Exercise brief =
Everything from the first line of the data through the line with "y_range = [1.0, 25.0]" is to be echoed exactly, minus the pictures.

Data lines =
##############################

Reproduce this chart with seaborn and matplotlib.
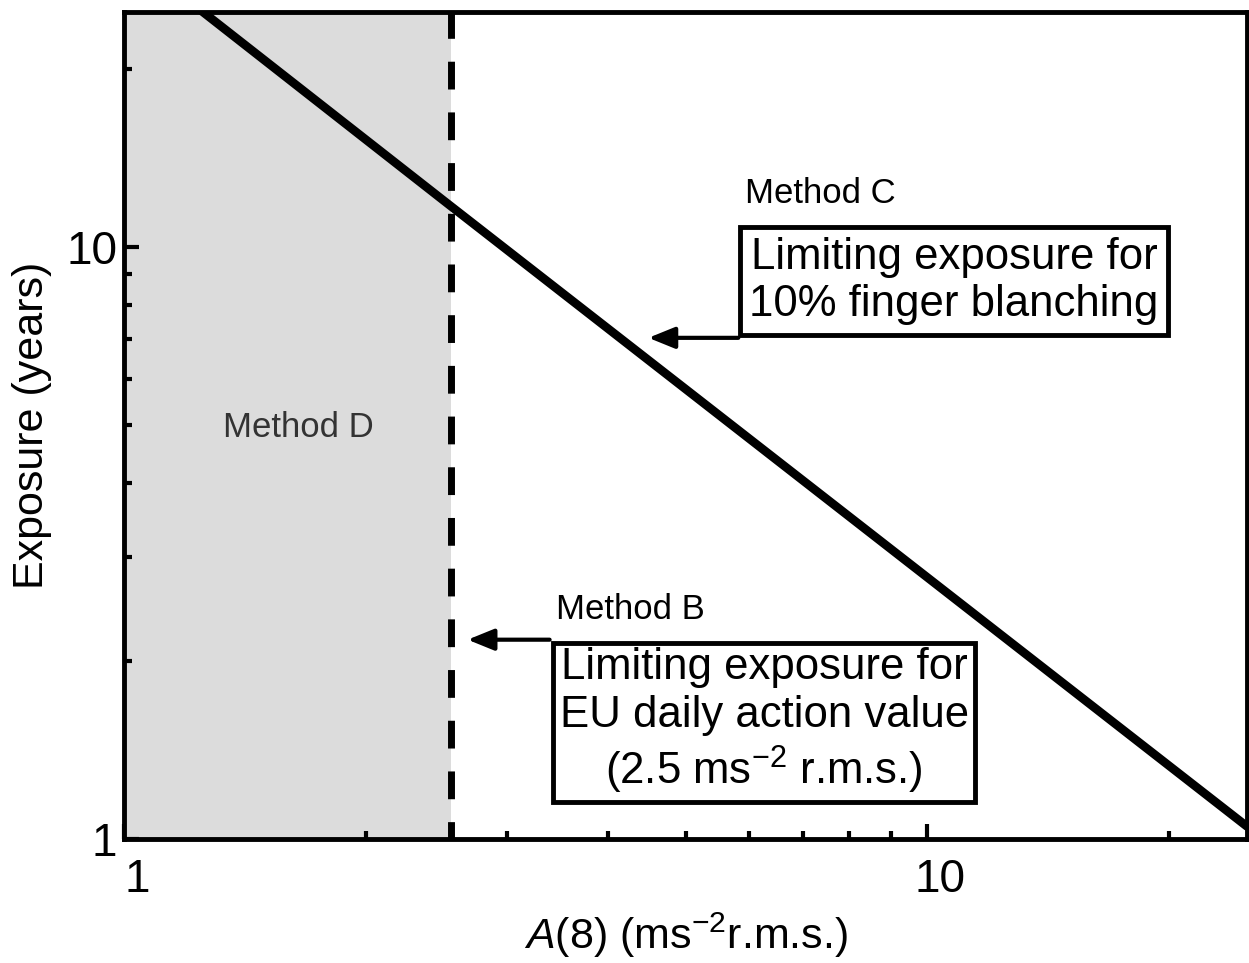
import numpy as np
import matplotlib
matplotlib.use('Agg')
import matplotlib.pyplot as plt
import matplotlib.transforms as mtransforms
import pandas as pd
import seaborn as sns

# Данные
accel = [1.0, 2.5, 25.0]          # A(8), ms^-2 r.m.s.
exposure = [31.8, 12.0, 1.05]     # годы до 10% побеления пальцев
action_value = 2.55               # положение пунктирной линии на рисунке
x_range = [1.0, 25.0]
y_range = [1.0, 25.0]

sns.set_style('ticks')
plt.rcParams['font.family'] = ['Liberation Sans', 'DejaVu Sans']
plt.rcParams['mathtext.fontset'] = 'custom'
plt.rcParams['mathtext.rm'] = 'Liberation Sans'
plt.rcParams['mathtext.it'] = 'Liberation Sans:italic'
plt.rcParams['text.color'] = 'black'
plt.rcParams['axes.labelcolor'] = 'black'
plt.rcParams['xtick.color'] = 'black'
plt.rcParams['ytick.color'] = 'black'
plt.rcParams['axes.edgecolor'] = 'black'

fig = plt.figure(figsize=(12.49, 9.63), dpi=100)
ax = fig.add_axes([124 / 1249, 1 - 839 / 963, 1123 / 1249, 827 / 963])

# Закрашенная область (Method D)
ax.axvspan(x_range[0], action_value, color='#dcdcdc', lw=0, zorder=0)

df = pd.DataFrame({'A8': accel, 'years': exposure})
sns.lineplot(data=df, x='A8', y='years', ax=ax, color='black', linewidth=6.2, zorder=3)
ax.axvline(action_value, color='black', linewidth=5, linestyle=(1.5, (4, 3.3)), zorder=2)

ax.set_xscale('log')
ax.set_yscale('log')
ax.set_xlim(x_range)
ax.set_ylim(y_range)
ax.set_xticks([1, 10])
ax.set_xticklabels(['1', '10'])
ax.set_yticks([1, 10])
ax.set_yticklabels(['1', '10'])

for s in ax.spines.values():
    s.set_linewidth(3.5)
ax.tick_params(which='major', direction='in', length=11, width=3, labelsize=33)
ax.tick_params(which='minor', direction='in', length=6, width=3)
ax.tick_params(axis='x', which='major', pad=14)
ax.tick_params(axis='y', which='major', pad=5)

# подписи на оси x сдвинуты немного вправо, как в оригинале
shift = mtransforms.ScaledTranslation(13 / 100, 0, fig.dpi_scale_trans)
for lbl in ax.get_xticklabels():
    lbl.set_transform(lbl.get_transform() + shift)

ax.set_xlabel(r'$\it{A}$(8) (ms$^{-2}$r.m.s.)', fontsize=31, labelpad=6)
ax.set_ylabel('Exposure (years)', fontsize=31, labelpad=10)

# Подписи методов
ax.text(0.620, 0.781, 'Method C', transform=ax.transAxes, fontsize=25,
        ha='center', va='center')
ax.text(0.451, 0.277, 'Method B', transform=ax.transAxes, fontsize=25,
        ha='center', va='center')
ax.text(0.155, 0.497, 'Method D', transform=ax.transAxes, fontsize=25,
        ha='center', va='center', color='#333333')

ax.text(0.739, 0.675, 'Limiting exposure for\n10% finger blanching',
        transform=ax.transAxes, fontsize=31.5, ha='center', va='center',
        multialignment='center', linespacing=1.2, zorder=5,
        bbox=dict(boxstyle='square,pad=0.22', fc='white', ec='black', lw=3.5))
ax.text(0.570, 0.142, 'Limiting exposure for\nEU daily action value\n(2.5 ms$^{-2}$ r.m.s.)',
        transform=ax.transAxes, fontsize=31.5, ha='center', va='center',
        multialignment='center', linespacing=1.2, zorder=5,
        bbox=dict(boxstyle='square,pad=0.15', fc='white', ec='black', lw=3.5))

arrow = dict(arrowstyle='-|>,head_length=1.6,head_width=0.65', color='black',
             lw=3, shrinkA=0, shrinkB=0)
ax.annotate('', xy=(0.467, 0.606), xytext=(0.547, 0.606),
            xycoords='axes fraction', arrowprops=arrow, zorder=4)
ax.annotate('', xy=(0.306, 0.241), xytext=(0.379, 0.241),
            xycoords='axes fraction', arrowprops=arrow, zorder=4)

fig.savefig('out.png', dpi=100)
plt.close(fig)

##############################

The response =
Reproduce this chart with seaborn and matplotlib.
import numpy as np
import matplotlib
matplotlib.use('Agg')
import matplotlib.pyplot as plt
import matplotlib.transforms as mtransforms
import pandas as pd
import seaborn as sns

# Данные
accel = [1.0, 2.5, 25.0]          # A(8), ms^-2 r.m.s.
exposure = [31.8, 12.0, 1.05]     # годы до 10% побеления пальцев
action_value = 2.55               # положение пунктирной линии на рисунке
x_range = [1.0, 25.0]
y_range = [1.0, 25.0]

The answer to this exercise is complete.